隠居の独り言(820)

福島県白河の西に聳える那須連峰に父の勤め先の鉱山会社の硫黄採掘所があり
一家は事務所がある白河の町に家を借りて暮らすことになった。家族にとって
何もかもが一からの出直しだったが、最初に困ったのは言葉の問題で東北弁の
世界では関西弁は通じない。情報化社会の今と違って当時は標準語さえ丁寧に
話さないと意思の疎通が難しかった。当然のように学校ではイジメに遭ったが
その話は忘れることにして・・・学校といっても戦争の影響は教育にも沁みて
授業は殆ど無しに等しく校庭は畑になり、生徒達は近くの山麓へ開墾に出かけ
食糧増産を担った。生徒達が開墾に向かう時はスキやクワを担いで隊列を組み
行軍には歌がつきものだった。
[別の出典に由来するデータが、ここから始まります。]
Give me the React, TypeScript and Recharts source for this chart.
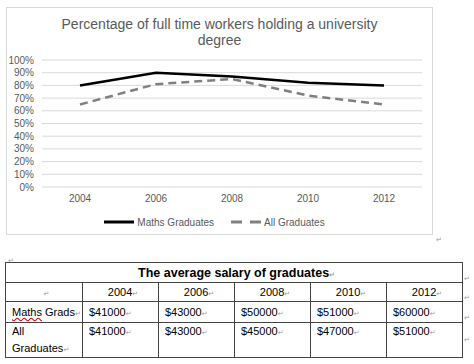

♪ここはお国を何百里、離れて遠き満州の・・
歌は苦しい道のりを助けてくれたし、生徒にとってここは満州の開拓地だった。
「戦友」の他も軍歌はいっぱい歌った。海ゆかば愛国行進曲ラバウル小唄
敵は幾万、若鷲の歌、麦と兵隊、同期の桜、父よあなたは強かった、きりがない。
余談だが今の老人ホーム慰問演奏では「戦友」が最も受ける歌で老人は涙する。
軍歌とは戦争のために生まれ、戦争の中で生かされ、戦争が終わると終結する。
言ってみれば使い捨ての歌だが、その中でも思い出が深いのは「海ゆかば」で
その哀愁の歌詞とメロディーのインパクトは太平洋戦争を象徴する歌といえる。
海行かば水漬すかばね、山行かば草蒸すかばね、大君の辺にこそ死なめ・・
万葉集に収められた大友家持の詩にメロディーがつけられたものだが曲が持つ
荘厳さと悲壮感が戦争への国民の共感を受けた。大本営発表のBGMだったし
戦死者を弔う鎮魂歌としても歌われた。戦争に明け暮れた時を生きて苦しみを
味わった人たちにとって「海ゆかば」は、あの時代だけの特別の歌といえる。
声を枯らせて無邪気に歌っていた軍国少年だったが、夢が覚めて気がついた。